Of course, the train isn't always an option. Charles and Camilla's tour of the Caribbean and Cuba cost £417,000. As Newsweek reported, they were the first royals to visit Cuba for an official trip and traveled on a Royal Air Force Voyager military plane, while their staff used regular flights for the trip. A palace aide told the Express that there's a reason the Prince of Wales traveled so much: "His overseas travel was at the behest of the Foreign Office who realise he is a terrific ambassador for Britain." That pretty much means he's not going out of his way to travel just for the heck of it — his presence is being requested abroad.

Let's compare Prince Charles' stats to the other royals

How do Prince Charles' travels stack up to the rest of the royal family? By comparison, Prince Harry and Meghan Markle's royal tour to New Zealand, Australia, Tonga, and Fiji cost £81,000, per Newsweek. Prince William's history-making trip to Jordan, Israel, and the West Bank reportedly cost about £74,000. That means Charles and Camilla's Caribbean/Cuba tour, which ran about £417,000, cost more than five times the amount of Harry and Meghan's trip.
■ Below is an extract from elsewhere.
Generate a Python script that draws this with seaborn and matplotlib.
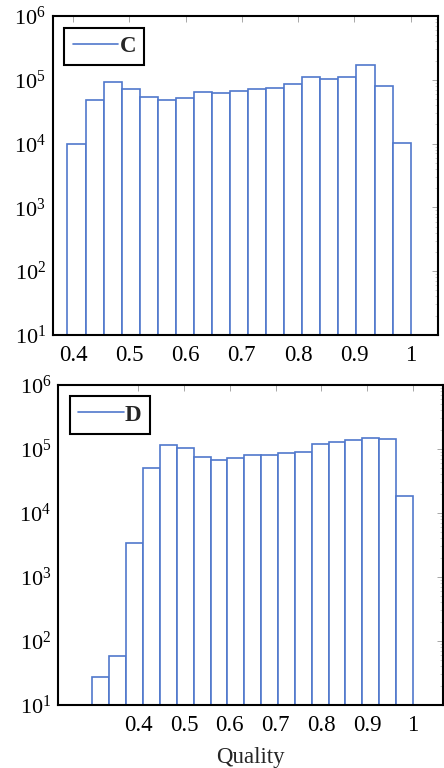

According to the royal document cited by Newsweek, Queen Elizabeth's travels appear to be the cheapest. (Granted, the document only logs any travels that cost more than £15,000.) Most of the Queen's trips are between £16,000 and £21,000. Her most pricey excursion was reportedly a train ride with Markle to visit the Storyhouse theatre and Chester Town Hall in June 2018. That trip cost £29,714. Again, Prince Charles and Camila's aforementioned excursion to the Caribbean and Cuba cost 14 times that amount. Phew, that's a lot of money!

Here's how the royal family pays for their travels

There's a lot of info to sort through when it comes to royal family finances, but according to Town and Country, royal visits are funded by British taxpayers through something called the Sovereign Grant, which is "a sum of money granted to the monarch annually for official duties." For 2018-2019, that amount was £82.2 million, which is the U.S. equivalent of about $104 million. Town and Country calculated that expense comes to £1.24 (or $1.58) per person in the U.K.

Speaking of taxpayers, Queen Elizabeth and Prince Charles are not required to pay income taxes, according to The Washington Post, but they choose to pay an amount equivalent to what their taxes would be. Prince Charles also gives money to Prince Harry and Prince William via his private estate, the Duchy of Cornwall, per The New York Times. He reportedly gave his sons and their families £4.9m in 2018. However, now that the Duke and Duchess of Sussex plan to step back from royal duties and "work to become financially independent," it's unclear how much financial support Charles will provide in the future.

Additionally, the royal family "generates at least £2 billion of annual incremental revenue to the British market," according to David Haigh, the CEO of a company called Brand Finance, who spoke to The New York Times. So while Prince Charles spends a mind-boggling amount on travel, he's still reportedly helping to generate a lot of revenue for the country. It's all about balance, right?